When a ransomware attack encrypts critical data, organizations face an immediate and difficult decision: whether to pay the ransom. This choice is at the center of a significant debate within the cybersecurity community, with official guidance often conflicting with the operational pressures businesses experience during a crisis.
Official bodies have taken a firm stance on the issue. In the United States, the Federal Bureau of Investigation (FBI) explicitly advises against paying ransoms. Their reasoning is that payments provide no guarantee of data recovery and directly fund criminal enterprises, encouraging a cycle of further attacks. Similarly, the United Kingdom’s National Cyber Security Centre (NCSC) aligns with this position, highlighting that paying a ransom validates the attacker’s business model.
The Case Against Paying Ransoms
Data supports the official guidance against payment. According to the Sophos “State of Ransomware 2022” report, of the organizations that paid a ransom, only 4% recovered all their data. This statistic underscores the unreliability of negotiating with criminals. Furthermore, paying can lead to greater long-term costs. The same report found that the average remediation cost for organizations that paid the ransom was $1.4 million, nearly double the $730,000 average cost for those that recovered using backups.

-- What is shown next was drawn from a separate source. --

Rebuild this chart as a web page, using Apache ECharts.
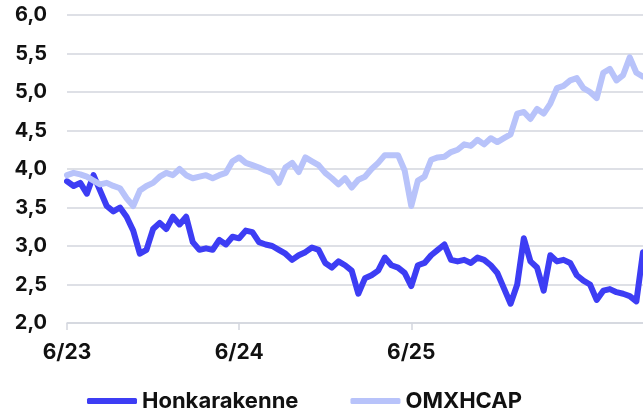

Beyond financial and operational risks, there are significant legal considerations. The U.S. Department of the Treasury’s Office of Foreign Assets Control (OFAC) has issued advisories warning that facilitating a ransom payment to a sanctioned entity or jurisdiction can lead to civil penalties. This places companies and their cyber insurance providers in a precarious legal position, as they must ensure a payment does not violate international sanctions.
The Reality of Ransomware Payments
Despite the official advice and inherent risks, a substantial number of organizations choose to pay. The Sophos report revealed that 46% of organizations whose data was encrypted in an attack paid the ransom to get their data back. The primary driver for this decision is the immense pressure to restore business operations and avoid catastrophic downtime. For many, the cost of the ransom is perceived as less than the cost of prolonged disruption, potential data leaks in double-extortion schemes, and reputational damage.
The decision is further complicated when organizations lack viable, tested backups. Without a reliable way to restore systems and data, paying the ransom can appear to be the only available path to recovery. This highlights the critical importance of proactive cybersecurity measures, including robust backup strategies and well-rehearsed incident response plans, as the most effective defense against being forced into this dilemma.